19 juni 2013

You say it best … when you say nothing at all

I HAVE ALWAYS BEEN INTRIGUED by the title of this song which became a major hit thanks to Notting Hill. I’m sure it’s all about love and devotion, just like the movie, but you don’t need to be much of a male chauvinist pig to interpret it in a more sexist way. In any case, the theme is non-verbal communication and that is why I came to think of it when looking at two wonderful magazine cover illustrations.

Instead of following the usual path for magazine covers and combine visuals and words, the standard procedure for a New Yorker cover is to rely on the visual element alone, with no accompanying headline. This shows great trust in the power of non-verbal communication. On a New Yorker front page, the illustration by itself has to convey the message so clearly that no words will be needed. I find this approach really bold and inspiring, but does it work?

First, let’s have a look at the two covers. One relates to last year’s U.S. presidential election campaign (the issue is from October 15, 2012) and the other one is a comment on a new citibike initiative in New York City.

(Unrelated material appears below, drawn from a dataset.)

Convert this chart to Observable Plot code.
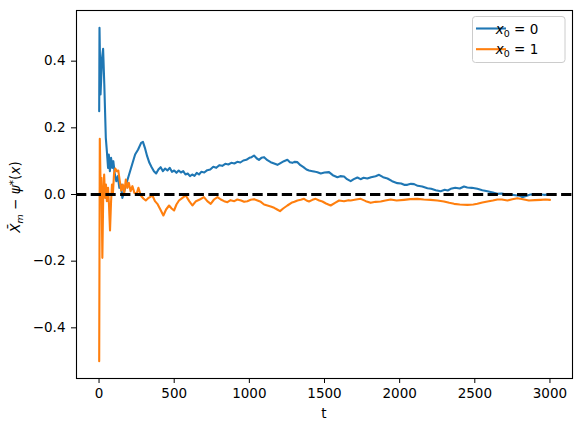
<!DOCTYPE html>
<html>
<head>
<meta charset="utf-8">
<script src="https://cdn.jsdelivr.net/npm/d3@7"></script>
<script src="https://cdn.jsdelivr.net/npm/@observablehq/plot@0.6"></script>
<style>
  html, body { margin: 0; padding: 0; background: #fff; }
  #chart { width: 581px; height: 432px; }
</style>
</head>
<body>
<div id="chart"></div>
<script>
// Series x0 = 0 (blue)
const tBlue = [1,3,10,20,27,35,45,52,60,65,72,80,88,95,105,115,125,135,145,155,165,180,200,220,240,260,280,292,305,320,335,350,365,380,395,410,425,440,455,470,485,500,515,530,545,560,575,590,605,620,635,650,665,680,700,720,740,760,780,800,820,840,860,880,900,920,940,960,980,1000,1015,1031,1050,1064,1080,1098,1120,1142,1165,1187,1210,1230,1253,1270,1286,1300,1320,1340,1360,1380,1397,1420,1440,1453,1475,1500,1530,1555,1586,1605,1630,1650,1674,1695,1719,1740,1760,1785,1810,1840,1863,1890,1919,1950,1985,2010,2030,2051,2075,2096,2120,2150,2185,2210,2240,2273,2300,2320,2340,2370,2400,2428,2450,2480,2517,2550,2584,2620,2650,2680,2710,2739,2770,2800,2816,2850,2870,2894,2930,2960,3000];
const vBlue = [0.25,0.5,0.30,0.41,0.437,0.33,0.17,0.13,0.08,0.12,0.07,0.11,0.08,0.10,0.06,0.04,0.055,0.02,0.03,-0.01,0.005,0.03,0.06,0.09,0.12,0.135,0.155,0.158,0.14,0.115,0.095,0.082,0.07,0.063,0.075,0.082,0.07,0.078,0.072,0.08,0.068,0.072,0.065,0.072,0.066,0.07,0.06,0.063,0.055,0.06,0.056,0.065,0.06,0.068,0.066,0.073,0.075,0.083,0.08,0.088,0.086,0.092,0.09,0.095,0.093,0.098,0.096,0.102,0.104,0.11,0.112,0.117,0.108,0.104,0.11,0.112,0.103,0.097,0.093,0.089,0.095,0.1,0.104,0.097,0.095,0.098,0.097,0.088,0.082,0.075,0.072,0.07,0.068,0.067,0.063,0.066,0.067,0.058,0.052,0.055,0.054,0.046,0.04,0.046,0.051,0.046,0.05,0.048,0.052,0.055,0.059,0.052,0.048,0.04,0.034,0.033,0.029,0.029,0.032,0.031,0.026,0.024,0.019,0.017,0.013,0.01,0.014,0.012,0.017,0.02,0.018,0.024,0.021,0.02,0.017,0.013,0.01,0.006,0.002,0.003,0.0,0.0,-0.002,-0.004,-0.008,-0.003,0.0,0.0,0.001,-0.001,0.0];

// Series x0 = 1 (orange)
const tOrange = [1,5,12,16,22,28,34,40,46,52,60,66,73,80,86,92,100,108,118,128,138,148,158,168,178,188,198,210,222,235,250,262,278,295,311,330,355,372,388,408,428,446,466,483,499,515,532,555,577,600,621,645,670,698,720,743,765,788,810,832,854,875,900,920,945,965,987,1009,1031,1054,1076,1098,1120,1142,1165,1185,1204,1225,1253,1280,1300,1320,1342,1364,1380,1397,1420,1441,1465,1486,1510,1541,1570,1597,1630,1660,1674,1710,1741,1775,1807,1840,1874,1905,1940,1980,2029,2070,2118,2160,2206,2250,2295,2330,2362,2400,2451,2490,2517,2550,2584,2620,2650,2680,2717,2750,2783,2820,2860,2900,2938,2970,3000];
const vOrange = [-0.5,0.167,-0.02,0.05,-0.19,0.0,0.06,-0.01,0.03,-0.02,0.02,-0.03,-0.108,-0.02,0.03,0.0,0.065,0.078,0.07,0.072,0.04,0.012,0.03,0.005,0.045,0.02,0.035,0.01,0.025,0.005,0.002,0.02,-0.003,-0.012,-0.018,-0.01,-0.003,-0.02,-0.028,-0.045,-0.063,-0.045,-0.033,-0.042,-0.048,-0.03,-0.018,-0.01,-0.003,-0.02,-0.033,-0.02,-0.015,-0.008,-0.02,-0.028,-0.015,-0.008,-0.015,-0.02,-0.023,-0.017,-0.02,-0.015,-0.018,-0.022,-0.02,-0.016,-0.014,-0.018,-0.022,-0.03,-0.033,-0.036,-0.04,-0.045,-0.05,-0.042,-0.033,-0.025,-0.022,-0.018,-0.016,-0.013,-0.018,-0.021,-0.016,-0.013,-0.018,-0.021,-0.027,-0.033,-0.025,-0.018,-0.02,-0.017,-0.018,-0.015,-0.013,-0.02,-0.025,-0.022,-0.021,-0.018,-0.015,-0.018,-0.016,-0.014,-0.013,-0.015,-0.016,-0.018,-0.021,-0.025,-0.028,-0.03,-0.031,-0.03,-0.028,-0.024,-0.021,-0.018,-0.015,-0.015,-0.018,-0.014,-0.011,-0.014,-0.018,-0.017,-0.016,-0.015,-0.016];

const xTicks = [0,500,1000,1500,2000,2500,3000];
const yTicks = [-0.4,-0.2,0.0,0.2,0.4];
const seriesNames = ["x0 = 0", "x0 = 1"];
const seriesColors = ["#1f77b4", "#ff7f0e"];

const blue = tBlue.map((t, i) => ({t, v: vBlue[i]}));
const orange = tOrange.map((t, i) => ({t, v: vOrange[i]}));

const font = "DejaVu Sans, sans-serif";
const chart = Plot.plot({
  width: 581,
  height: 432,
  marginLeft: 76,
  marginRight: 9,
  marginTop: 10,
  marginBottom: 54,
  style: {fontFamily: font, fontSize: "13.5px", color: "black", background: "white"},
  x: {domain: [-150, 3150], ticks: xTicks, tickFormat: d3.format("d"), tickSize: 5, tickPadding: 5, label: null},
  y: {domain: [-0.552, 0.552], ticks: yTicks, tickFormat: d3.format(".1f"), tickSize: 5, tickPadding: 6, label: null},
  marks: [
    Plot.line(blue, {x: "t", y: "v", stroke: seriesColors[0], strokeWidth: 2.1, strokeLinejoin: "round"}),
    Plot.line(orange, {x: "t", y: "v", stroke: seriesColors[1], strokeWidth: 2.1, strokeLinejoin: "round"}),
    Plot.ruleY([0], {stroke: "black", strokeWidth: 2.8, strokeDasharray: "10.3,4.4"}),
    Plot.frame({stroke: "black", strokeWidth: 1.1}),
    Plot.axisX({ticks: xTicks, tickFormat: d3.format("d"), tickSize: 5, tickPadding: 5, stroke: "black", label: null}),
    Plot.axisY({ticks: yTicks, tickFormat: d3.format(".1f"), tickSize: 5, tickPadding: 6, stroke: "black", label: null})
  ]
});

const svg = d3.select(chart);
// x-axis label
svg.append("text")
  .attr("x", 324).attr("y", 418)
  .attr("text-anchor", "middle")
  .style("font-family", font).style("font-size", "13.5px")
  .text("t");

// y-axis label
const yl = svg.append("text")
  .attr("transform", "translate(20,197) rotate(-90)")
  .attr("text-anchor", "middle")
  .style("font-family", font).style("font-size", "13.5px");
yl.append("tspan").style("font-style", "italic").text("X\u0304");
yl.append("tspan").attr("dy", 3).style("font-size", "9.5px").style("font-style", "italic").text("m");
yl.append("tspan").attr("dy", -3).text(" \u2212 ");
yl.append("tspan").style("font-style", "italic").text("\u03c8");
yl.append("tspan").attr("dy", -3).style("font-size", "11px").text("*");
yl.append("tspan").attr("dy", 3).text("(");
yl.append("tspan").style("font-style", "italic").text("x");
yl.append("tspan").text(")");

// legend
const lg = svg.append("g");
lg.append("rect")
  .attr("x", 472.5).attr("y", 16.5).attr("width", 92.5).attr("height", 46)
  .attr("rx", 3).attr("fill", "white").attr("fill-opacity", 0.8)
  .attr("stroke", "#cccccc").attr("stroke-width", 1);
seriesNames.forEach((name, i) => {
  const y = 28.5 + i * 20.7;
  lg.append("line")
    .attr("x1", 476).attr("x2", 506).attr("y1", y).attr("y2", y)
    .attr("stroke", seriesColors[i]).attr("stroke-width", 2.1);
  const tx = lg.append("text")
    .attr("x", 517).attr("y", y + 5)
    .style("font-family", font).style("font-size", "13.5px");
  const parts = name.split(" = ");
  tx.append("tspan").style("font-style", "italic").text(parts[0][0]);
  tx.append("tspan").attr("dy", 3).style("font-size", "9.5px").text(parts[0].slice(1));
  tx.append("tspan").attr("dy", -3).text(" = " + parts[1]);
});

document.getElementById("chart").appendChild(chart);
</script>
</body>
</html>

THE NARRATIVE TECHNIQUES of the two illustrations are not the same.
The one to the left, created by Barry Blitt, is almost like a secret code. You won’t understand it unless you know two things. One, that Mitt Romney won the first TV debate with Barack Obama by such a wide margin that the president might as well not have participated. And the other thing you need to know is that Clint Eastwood was a speaker at the Republican National Convention 31 August 2012, and as a rhetorical device, he chose to address a chair on the stage, pretending that it was president Obama.

So first, ”a chair” has been established as a metaphor for Barack Obama, and secondly – even though the artist might not agree with that metaphor or sympathize with Eastwood’s convention stunt (very few people did) – he uses it to illustrate how disappointed he is with the president’s debate performance five weeks later. This is very witty, I think. But it’s also pretty demanding. The New Yorker expects a lot from its audience.

WITH THE CITIBIKE COVER, you don’t need lots of factual knowledge to understand the illustration. It might help if you have heard of the New York citibike initiative but even if you have not, you will still roughly understand what the story is about (and be a lot wiser once you have read the article inside. At least that is my presumption … I only know these two illustrations from the web).

Still, the cover puzzled me. Like the majority of those who used the New Yorker’s Facebook page to comment on the illustration, I saw it as ironic, the message being: It would be better if people got their exercise when riding through town on a city bike than by sweating in a gym.
But the funny thing about images as communicators is that even when a visual message seems crystal clear to you, another person might interpret the same image in a completely different way. According to Connie Malamed who wrote Visual Language for Designers, studies show that people frequently misinterpret images – that is, understanding the message of the image differently than what was intended.

The citibike illustration was probably conceived to be ironic (even though the artist, Marcellus Hall, did not mention this when interviewed about his illustration). But we cannot know for sure – maybe Hall was just imagining a funny situation – and, more importantly, does the potential irony reflect the coverage inside the magazine? My guess is it does not.

UNDER NORMAL CIRCUMSTANCES, I would regard it a huge weakness for an illustration to be biased in a different direction than the story it is supposed to illustrate. In previous blogposts (here’s one example), I have criticized such cases because of the obvious risk that readers will get confused, disorientated, even misled.
I guess The New Yorker is the exception that proves the rule.
Readers of this magazine have gotten used to covers that do not qualify or substantitate the story but should be rather seen as a ”second opinion”, as an artist’s independent point of view on the topic, sometimes even contradicting the words inside the magazine. Most likely, the same readers appreciate this communicative strategy and look forward to see ”what they have come up with this week”.

The reason why it works? There are three, I think. One is habit. I once heard a jazz drummer explain that ”if I make a mistake, I’ll make sure to repeat it a couple of times. That way, it will no longer be a mistake; I have simply invented a new figure”.
If you show consistency in the way you communicate, just about anything may work.
The other reason is that the audience of The New Yorker are not your average magazine readers but quite upmarket and intellectual. For titles such as Tattoo Magazine or Hot Rod, the approach might not be recommendable.
And last, but not least, it works simply because The New Yorker uses such great illustrators. Every week of the year.